Francinaldo Rafael – Um olhar sobre as traduções bíblicas

Escrita durante muitos séculos e produto de muitas mãos, a Bíblia é chamada de “a palavra de Deus”. Mas é necessário critério,  racionalidade, contextualização na leitura dos texto  nela registrados, para evitar equívocos de interpretação.

O juiz de direito Haroldo Dutra Dias, formado em língua grega clássica pela Universidade Federal de Minas Gerais (UFMG), em hebraico pela União Israelita de Belo Horizonte, especialista em paleontografiacrítica textualaramaico e francês, é autor de uma tradução do Novo Testamento para o português. Na referida obra, concentra esforços na recuperação do sentido original das palavras, expressões idiomáticas, etc., numa espécie de arqueologia linguística e cultural.

Em seus estudos, Dutra nos alerta sobre os cuidados na história das traduções bíblicas. Vejamos: o Velho Testamento foi produzido por hebreus, que falavam o hebraico. E o hebraico não foi sempre o mesmo ao longo de mil anos, tal qual nossa língua portuguesa desde a carta de Caminha até os dias de hoje. Há livros escritos em hebraico antigo, outros já no mais moderno.

Outro ponto a ser considerado é que por volta no ano 700 a. C., o povo hebreu foi escravizado pelos babilônios e em torno do ano 500 a.C, já levados para a babilônia, começaram a esquecer o hebraico e passaram a falar o aramaico que era a língua dos babilônios. O livro do profeta Daniel (hebreu), por exemplo, foi escrito a maior parte em aramaico. Quando voltaram para a palestina, pela sucessão de gerações, a maioria não sabia ler o hebraico.

Por volta do ano 200 a.C, surge o império de Alexandre, O Grande. Conquista tudo ao redor do mediterrâneo e dissemina a língua grega, o idioma internacional da época. Nesse período, os sábios de Israel fizeram uma tradução do Velho Testamento para o grego.

Avancemos ao tempo em que Jerusalém caiu sob o domínio dos romanos, cuja língua era o  latim.

Eis a mistura na época de Jesus, salienta Haroldo Dutra: o povo que morava na Galiléia e em Jerusalém, falava na linguagem popular o aramaico. Quando entrava na sinagoga, o texto bíblico era lido em hebraico e havia as traduções livres para entendimento. Os soldados romanos falavam latim. E a comunicação com os estrangeiros que chegavam era feita em grego. Foi nessa pluralidade de linguagens que viveram os primeiros seguidores do Cristo. Daí, todos os manuscritos do Novo Testamento estar escritos em grego. Como Paulo de Tarso disseminou o cristianismo mundo afora, se não tivesse grafado desse modo, haveria dificuldade de entendimento.

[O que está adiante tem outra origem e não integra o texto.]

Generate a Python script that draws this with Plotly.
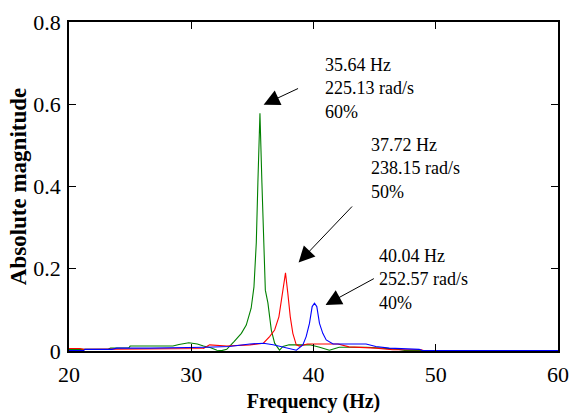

No ano 400 d.C, as igrejas romanas quiseram começar a dominar as outras igrejas cristãs. Foi solicitado a Jerônimo que fizesse uma tradução de toda a bíblia para o latim. Era a língua oficial do império romano, e o cristianismo passou a ser religião oficialmente tolerada por ele. Jerônimo lançou mão do original hebraico, texto em aramaico,  em grego, em latim antigo e fez uma tradução para o latim moderno, a Vulgata. Nessa tradução, muito da riqueza da obra se perdeu. Então a igreja adotou-a como a Bíblia. Diz Dutra: “Aqui começou a maior deturpação da história do cristianismo. Não por culpa de Jerônimo, mas pelo que fizeram com a Vulgata Latina”. E cita um exemplo: existia na cultura hebraica “Sheol”, o lugar da alma dos mortos. A Septuagenta traduziu para “hades” que tem outra conotação: era um espectro da alma; e Jerônimo traduziu pelo advérbio de lugar, “infernos”, o que está embaixo. E com a fertilidade da imaginação, chegou-se ao inferno.

Em apenas um exemplo citado nessa análise trazida por Haroldo Dutra, percebemos a facilidade de equívocos na interpretação da bíblia. Daí a necessidade de um estudo mais aprofundado, para evitar-se julgamentos e condenações em nome de Deus.